Il fatto è noto: Annozero è imbavagliato, insieme agli altri approfondimenti della Rai. Ma Michele Santoro organizza una puntata speciale, che va in onda da Bologna senza i mezzi della Rai e sarà diffusa da molte emittenti private e siti internet. RaiNews24 annuncia la diretta dell'evento. C'è da immaginare quale trambusto si sia verificato ai piani alti di viale Mazzini alla notizia che era stato escogitato il modo per aggirare la censura. Non potendo vietare anche l'informazione, si è fatto ricorso a un mezzo bavaglio: Raiperunanotte è stato trasmesso "in differita", e con il taglio dell'intervento di Daniele Luttazzi.
Non è la prima volta che la Rai ricorre all'espediente della diretta-differita per avere il tempo di oscurare interventi "pericolosi": è successo per la prima volta nel 2004 con la festa del 1. maggio (vedi Prove tecniche di non- trasmissione). E c'è da temere che succederà ancora.

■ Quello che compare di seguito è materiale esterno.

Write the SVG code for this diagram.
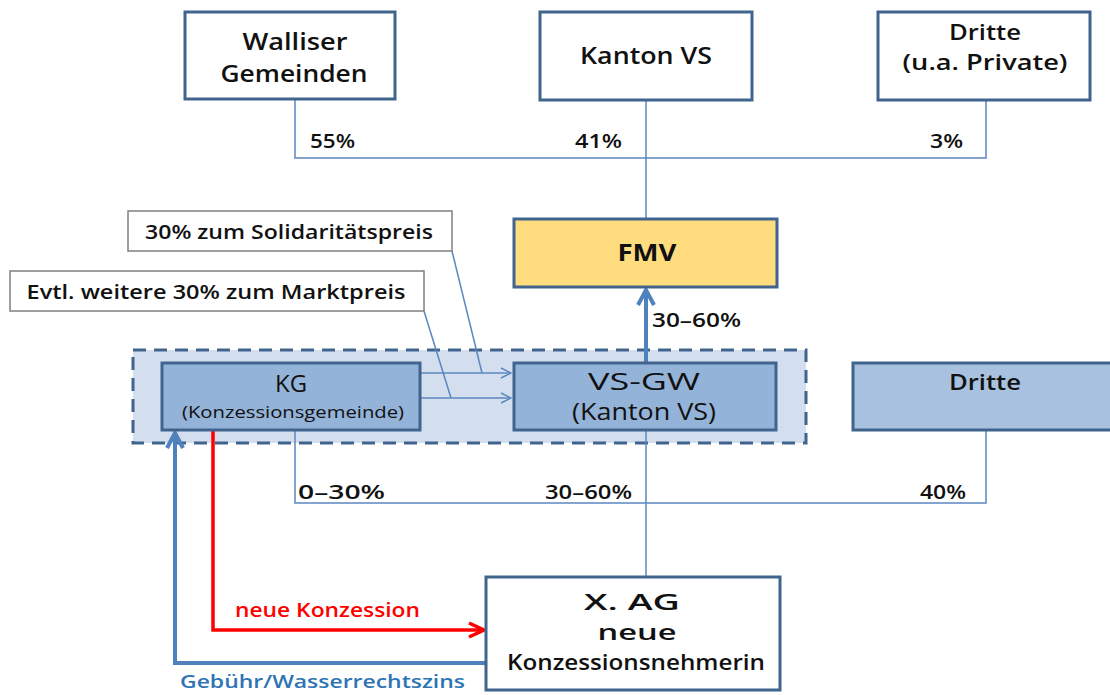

Ma qui arriva la seconda lezione: in uno stato democratico ci sono gli anticorpi che combattono la censura. E questa può rivelarsi un boomerang che si abbatte su chi lo ha lanciato. Così Annozero, cacciato dagli studi della Rai, è andato "in piazza", su diverse emittenti private e sul Web. "Un botto, un terremoto", è stato il commento di Santoro ai numeri (anche a quelli ufficiali della Rai) sugli ascolti di Raiperunanotte. Tre, quattro, forse addirittura sei milioni di spettatori. Molti di più di una normale puntata di Annozero. Perché, è ovvio, al pubblico già folto che segue la trasmissione si sono aggiunti molti altri spettatori, spinti dalla curiosità. E, probabilmente, molti giovani che non guardano spesso la tv , ma che sono abituali, attenti frequentatori del Web.

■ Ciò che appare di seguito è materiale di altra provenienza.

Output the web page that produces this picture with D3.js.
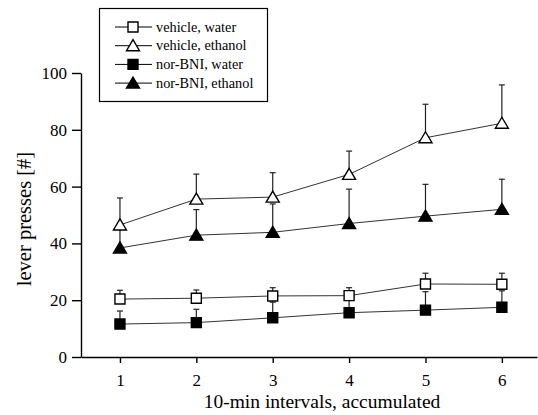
<!DOCTYPE html>
<html>
<head>
<meta charset="utf-8">
<script src="https://cdn.jsdelivr.net/npm/d3@7"></script>
<style>
  html, body { margin: 0; padding: 0; background: #fff; }
  svg text { font-family: "Liberation Serif", "DejaVu Serif", serif; fill: #000; }
  .axis path, .axis line { stroke: #000; stroke-width: 1.4; }
</style>
</head>
<body>
<div id="main"></div>
<script>
// data (mean and upper error bar)
var intervals = [1, 2, 3, 4, 5, 6];
var seriesNames = ["vehicle, water", "vehicle, ethanol", "nor-BNI, water", "nor-BNI, ethanol"];
var vehWater = [20.4, 20.7, 21.5, 21.6, 25.7, 25.6];
var vehWaterErr = [3.1, 2.9, 2.9, 2.8, 3.8, 3.9];
var vehEth = [46.5, 55.6, 56.3, 64.3, 77.2, 82.3];
var vehEthErr = [9.5, 8.8, 8.6, 8.2, 11.8, 13.5];
var norWater = [11.6, 12.1, 13.8, 15.6, 16.5, 17.5];
var norWaterErr = [4.6, 4.7, 5.5, 5.0, 6.5, 5.8];
var norEth = [38.4, 42.9, 43.9, 47.0, 49.6, 52.0];
var norEthErr = [7.5, 9.0, 10.0, 12.1, 11.2, 10.6];
var yTicks = [0, 20, 40, 60, 80, 100];

var width = 538, height = 415;
var series = [
  { name: seriesNames[0], v: vehWater, e: vehWaterErr, shape: "square", filled: false },
  { name: seriesNames[1], v: vehEth, e: vehEthErr, shape: "triangle", filled: false },
  { name: seriesNames[2], v: norWater, e: norWaterErr, shape: "square", filled: true },
  { name: seriesNames[3], v: norEth, e: norEthErr, shape: "triangle", filled: true }
];

var svg = d3.select("#main").append("svg")
  .attr("width", width).attr("height", height);

var x = d3.scaleLinear().domain([0.49, 6.46]).range([81, 537]);
var y = d3.scaleLinear().domain([0, 100]).range([357, 73]);

function symbolPath(shape, cx, cy) {
  if (shape === "square") {
    return "M" + (cx - 5) + "," + (cy - 5) + "h10v10h-10z";
  }
  return "M" + cx + "," + (cy - 6) + "L" + (cx + 6.5) + "," + (cy + 5) + "L" + (cx - 6.5) + "," + (cy + 5) + "z";
}

// axes
svg.append("g").attr("class", "axis")
  .attr("transform", "translate(81,0)")
  .call(d3.axisLeft(y).tickValues(yTicks).tickSize(9).tickPadding(5).tickSizeOuter(0));

svg.append("g").attr("class", "axis")
  .attr("transform", "translate(0,357)")
  .call(d3.axisBottom(x).tickValues(intervals).tickFormat(d3.format("d"))
    .tickSize(6).tickPadding(11).tickSizeOuter(0));

svg.selectAll(".axis .tick text")
  .style("font-size", "17px")
  .style("font-family", "'Liberation Serif', serif");

// lines
var line = d3.line()
  .x(function(d, i) { return x(intervals[i]); })
  .y(function(d) { return y(d); });

series.forEach(function(s) {
  svg.append("path")
    .attr("d", line(s.v))
    .attr("fill", "none")
    .attr("stroke", "#333")
    .attr("stroke-width", 1);
});

// error bars (upward only)
series.forEach(function(s) {
  var g = svg.append("g");
  s.v.forEach(function(v, i) {
    var cx = x(intervals[i]);
    g.append("line").attr("x1", cx).attr("x2", cx)
      .attr("y1", y(v)).attr("y2", y(v + s.e[i]))
      .attr("stroke", "#222").attr("stroke-width", 1.2);
    g.append("line").attr("x1", cx - 3).attr("x2", cx + 3)
      .attr("y1", y(v + s.e[i])).attr("y2", y(v + s.e[i]))
      .attr("stroke", "#222").attr("stroke-width", 1.2);
  });
});

// markers
series.forEach(function(s) {
  svg.append("g").selectAll("path")
    .data(s.v).enter().append("path")
    .attr("d", function(d, i) { return symbolPath(s.shape, x(intervals[i]), y(d)); })
    .attr("fill", s.filled ? "#000" : "#fff")
    .attr("stroke", "#000")
    .attr("stroke-width", 1.4);
});

// axis labels
svg.append("text")
  .attr("transform", "translate(31,219) rotate(-90)")
  .style("text-anchor", "middle")
  .style("font-size", "20.5px")
  .text("lever presses [#]");

svg.append("text")
  .attr("x", 322).attr("y", 408)
  .style("text-anchor", "middle")
  .style("font-size", "19.5px")
  .text("10-min intervals, accumulated");

// legend
var legend = svg.append("g");
legend.append("rect")
  .attr("x", 99.5).attr("y", 8.5).attr("width", 168).attr("height", 93)
  .attr("fill", "#fff").attr("stroke", "#000").attr("stroke-width", 1.2);

series.forEach(function(s, i) {
  var ly = 27 + i * 18.7;
  legend.append("line").attr("x1", 115).attr("x2", 152)
    .attr("y1", ly).attr("y2", ly).attr("stroke", "#000").attr("stroke-width", 1);
  legend.append("path")
    .attr("d", symbolPath(s.shape, 133, ly))
    .attr("fill", s.filled ? "#000" : "#fff")
    .attr("stroke", "#000").attr("stroke-width", 1.4);
  legend.append("text")
    .attr("x", 156).attr("y", ly + 4.5)
    .style("font-size", "14.3px")
    .text(s.name);
});
</script>
</body>
</html>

Da qui arriva la terza lezione: si sta verificando la tante volte preannunciata "convergenza" dei media. Lo stesso evento è andato in onda su diverse emittenti private, dal satellite o dal digitale terrestre. E sul Web. Questo significa che il baricentro dell'informazione si sta spostando dalla televisione generalista a un insieme di mezzi diversi, con esiti ancora imprevedibili. I primi effetti si vedono nella ormai drammatica crisi dei giornali di carta, sempre più in affanno per la concorrenza dell'informazione on line. E, guarda il caso, proprio in questi giorni il signore delle televisioni incomincia a comparire anche sulla Rete, che fino a ora aveva sostanzialmente snobbato.

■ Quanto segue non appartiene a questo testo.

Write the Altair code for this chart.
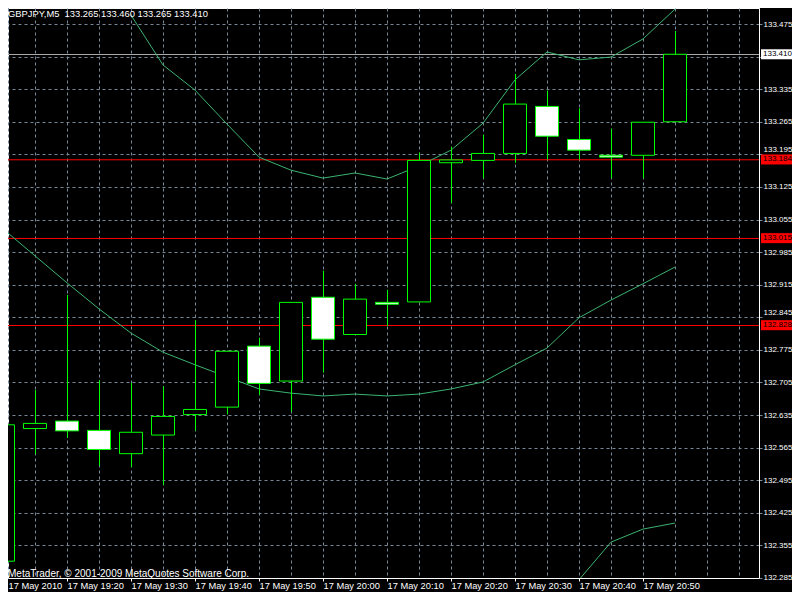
import json
import altair as alt
import pandas as pd

symbol = "GBPJPY,M5"
times = ["19:10", "19:15", "19:20", "19:25", "19:30", "19:35", "19:40", "19:45",
         "19:50", "19:55", "20:00", "20:05", "20:10", "20:15", "20:20", "20:25",
         "20:30", "20:35", "20:40", "20:45", "20:50", "20:55"]
opens = [132.321, 132.606, 132.622, 132.602, 132.552, 132.592, 132.636, 132.652,
         132.783, 132.708, 132.888, 132.808, 132.877, 132.878, 133.177, 133.182,
         133.197, 133.298, 133.227, 133.193, 133.193, 133.265]
highs = [132.659, 132.689, 132.893, 132.710, 132.704, 132.697, 132.839, 132.772,
         132.801, 132.877, 132.945, 132.917, 132.904, 133.199, 133.211, 133.237,
         133.368, 133.332, 133.294, 133.250, 133.264, 133.460]
lows = [132.304, 132.551, 132.586, 132.526, 132.523, 132.485, 132.601, 132.636,
        132.678, 132.642, 132.726, 132.808, 132.826, 132.878, 133.090, 133.144,
        133.177, 133.184, 133.184, 133.144, 133.144, 133.265]
closes = [132.614, 132.617, 132.601, 132.561, 132.598, 132.632, 132.647, 132.772,
          132.703, 132.877, 132.798, 132.884, 132.873, 133.182, 133.183, 133.197,
          133.303, 133.234, 133.204, 133.189, 133.264, 133.410]

upper_band = [None, None, None, None, 133.494, 133.387, 133.333, 133.260, 133.189,
              133.161, 133.144, 133.155, 133.142, 133.170, 133.204, 133.262, 133.355,
              133.415, 133.398, 133.404, 133.443, 133.507]
middle_band = [133.035, 132.977, 132.919, 132.863, 132.811, 132.770, 132.743, 132.717,
               132.691, 132.682, 132.676, 132.680, 132.676, 132.680, 132.691, 132.706,
               132.743, 132.779, 132.844, 132.882, 132.917, 132.953]
lower_band = [None] * 18 + [132.281, 132.362, 132.390, 132.403]

y_ticks = [133.475, 133.405, 133.335, 133.265, 133.195, 133.125, 133.055, 132.985,
           132.915, 132.845, 132.775, 132.705, 132.635, 132.565, 132.495, 132.425,
           132.355, 132.285]
x_labels = ["17 May 2010", "17 May 19:20", "17 May 19:30", "17 May 19:40", "17 May 19:50",
            "17 May 20:00", "17 May 20:10", "17 May 20:20", "17 May 20:30", "17 May 20:40",
            "17 May 20:50"]

level_prices = [133.184, 133.015, 132.828]
bid_price = 133.410
copyright_text = "MetaTrader, \u00a9 2001-2009 MetaQuotes Software Corp."

# ---------------------------------------------------------------- data frames
n = len(times)
candles = pd.DataFrame({
    "idx": list(range(n)), "time": times, "open": opens, "high": highs,
    "low": lows, "close": closes,
})
candles["bull"] = candles["close"] >= candles["open"]

rows = []
for name, series in [("upper", upper_band), ("middle", middle_band), ("lower", lower_band)]:
    for i, v in enumerate(series):
        if v is not None:
            rows.append({"idx": i, "value": v, "band": name})
bands = pd.DataFrame(rows)

levels = pd.DataFrame({"price": level_prices})
bid = pd.DataFrame({"price": [bid_price]})
tags = pd.DataFrame({
    "price": [bid_price] + level_prices,
    "fill": ["white"] + ["#FF0000"] * len(level_prices),
})
tags["label"] = tags["price"].map(lambda v: f"{v:.3f}")

header = pd.DataFrame({"text": [f"{symbol}\u00a0\u00a0{opens[-1]:.3f} {highs[-1]:.3f} "
                                f"{lows[-1]:.3f} {closes[-1]:.3f}"]})
footer = pd.DataFrame({"text": [copyright_text]})

# ---------------------------------------------------------------- scales/axes
# whole page must stay inside 800x600: svg 784 x 584
W, H = 751, 570
PAD_R, PAD_B = 784 - W, 584 - H
X0, X1 = 0.15625, 23.625          # 32 px per 5-minute candle
PX_PER_UNIT = 465.5               # pixels per 1.000 JPY
Y1 = 133.5094
Y0 = Y1 - H / PX_PER_UNIT
FONT = "Liberation Sans"
GRID = "#778899"
TAG_HALF = 5 / PX_PER_UNIT

xscale = alt.Scale(domain=[X0, X1], nice=False, zero=False, padding=0)
yscale = alt.Scale(domain=[Y0, Y1], nice=False, zero=False, padding=0)

L = json.dumps(x_labels)
x_values = [X0] + list(range(1, 24))
tick_test = "datum.value % 2 == 0 && datum.value <= 20"
label_expr = f"datum.value < 1 ? {L}[0] : (({tick_test}) ? {L}[datum.value / 2] : '')"
# the label under the bid price tag is covered in the reference
y_label_expr = f"abs(datum.value - {bid_price}) < 0.01 ? '' : format(datum.value, '.3f')"
# labels that sit next to a level tag are nudged upward, as the terminal does
near_tag = " || ".join(f"(datum.value > {p} && datum.value - {p} < 0.02)" for p in level_prices)

x_axis = alt.Axis(
    values=x_values, tickCount=len(x_values) + 10, labelExpr=label_expr, labelAlign="left",
    labelFlush=False, labelOverlap=False, labelColor="white", labelFont=FONT,
    labelFontSize=9.3, labelPadding=0.5, tickColor="white", tickSize=3,
    tickOpacity={"condition": {"test": tick_test, "value": 1}, "value": 0},
    domainColor="white", grid=True, gridColor=GRID, gridDash=[3, 3], title=None,
)
y_axis = alt.Axis(
    orient="right", values=y_ticks, tickCount=len(y_ticks) + 10, labelExpr=y_label_expr,
    labelColor="white", labelFont=FONT,
    labelFontSize=8, labelPadding=1, tickColor=GRID, tickSize=3, domainColor="white",
    labelOffset={"condition": {"test": near_tag, "value": -5}, "value": 0},
    grid=True, gridColor=GRID, gridDash=[3, 3], title=None, labelOverlap=False,
    labelFlush=False,
)


def X():
    return alt.X("idx:Q", scale=xscale, title=None)


def Y(field):
    return alt.Y(field, scale=yscale, title=None)


base_axes = alt.Chart(candles).mark_rule(opacity=0).encode(
    x=alt.X("idx:Q", scale=xscale, axis=x_axis),
    y=alt.Y("low:Q", scale=yscale, axis=y_axis),
)

level_rules = alt.Chart(levels).mark_rule(color="#FF0000", strokeWidth=1, yOffset=0.3).encode(
    y=Y("price:Q"))
bid_rule = alt.Chart(bid).mark_rule(color="#A8A8A8", strokeWidth=1, yOffset=0.23).encode(
    y=Y("price:Q"))

band_lines = alt.Chart(bands).mark_line(color="#3CB371", strokeWidth=1, clip=True).encode(
    x=X(), y=Y("value:Q"), detail="band:N")

wicks = alt.Chart(candles).mark_rule(color="#00FF00", strokeWidth=1, clip=True, xOffset=0.5).encode(
    x=X(), y=Y("low:Q"), y2="high:Q")

bodies = alt.Chart(candles).mark_bar(size=23, stroke="#00FF00", strokeWidth=1, clip=True,
                                     cornerRadius=0).encode(
    x=X(), y=Y("open:Q"), y2="close:Q",
    fill=alt.condition("datum.bull", alt.value("black"), alt.value("white")),
)

tag_boxes = alt.Chart(tags).transform_calculate(
    top=f"datum.price + {TAG_HALF}", bot=f"datum.price - {TAG_HALF}"
).mark_rect().encode(
    x=alt.value(W + 2), x2=alt.value(W + PAD_R),
    y=Y("top:Q"), y2="bot:Q",
    fill=alt.Fill("fill:N", scale=None),
)
tag_text = alt.Chart(tags).mark_text(align="left", baseline="middle", font=FONT,
                                     fontSize=8, color="black").encode(
    x=alt.value(W + 4), y=Y("price:Q"), text="label:N")

header_text = alt.Chart(header).mark_text(align="left", baseline="top", font=FONT,
                                          fontSize=9.4, color="white").encode(
    x=alt.value(0), y=alt.value(2), text="text:N")
footer_text = alt.Chart(footer).mark_text(align="left", baseline="middle", font=FONT,
                                          fontSize=10, color="white").encode(
    x=alt.value(0), y=alt.value(H - 4), text="text:N")

chart = alt.layer(
    base_axes, level_rules, bid_rule, band_lines, wicks, bodies,
    tag_boxes, tag_text, header_text, footer_text,
).properties(
    width=W, height=H,
    autosize=alt.AutoSizeParams(type="none"),
    padding={"left": 0, "top": 0, "right": PAD_R, "bottom": PAD_B},
).configure(background="black").configure_view(stroke="white", strokeWidth=1, fill="black")

chart.save("out.html", embed_options={"renderer": "svg", "actions": False})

Dell'evoluzione prende atto l'Unione europea, con la direttiva 2007/65/CE, che vede la centralità dei "media audiovisivi" al posto di quella della televisione. Ma l'Italia, obbligata a recepirla, la stravolge. Invece di far rientrare la televisione nell'universo dei media audiovisivi, riconduce tutto alla prima. Risulta chiaro dal testo del decreto legislativo 44/10 (il cosiddetto "decreto Romani), pubblicato pochi giorni fa sulla Gazzetta ufficiale. Testo che, dopo le proteste suscitate dal primo schema, mette in chiaro le esclusioni più ovvie, ma conferma l'impostazione "pan-televisiva" che si vuole dare all'universo dei media digitali. Prevedendo per i siti di informazione audiovisiva un regime simile a quello delle tv.

L'ultima, e forse più importante lezione che viene dalla campagna elettorale del mese scorso, è l'urgenza di ricostruire un vero "servizio pubblico" radiotelevisivo. Un sistema "dei cittadini" e non del governo e della maggioranza parlamentare. Lo ha detto con chiarezza Gad Lerner a Raiperunanotte: la Rai non è più pubblica, è una televisione privata di proprietà dei partiti.
E anche Berlusconi, in un'intervista a Sky, alla domanda "Privatizzare la Rai?", ha risposto: "Tutte le democrazie hanno un servizio pubblico. La Rai è diventata una tv commerciale. Quindi non so se è giusto privatizzarla. Non può continuare così se vuole che gli italiani paghino il canone".

Strano. Non era proprio lui, che voleva privatizzare la Rai, con la legge firmata dal fido Gasparri? Forse il fatto è che una televisione "commerciale" fa concorrenza alle sue. Mentre la parte pagata con i soldi del pubblico può essere facilmente presidiata dai vari Minzolini. Il quale, intanto, provvede alle epurazioni dal video dei giornalisti che non approvano la sua linea editoriale.

Fino a quando la televisione resterà il medium più influente sulla società italiana, l'anomalia del servizio pubblico radiotelevisivo sarà il problema dei problemi.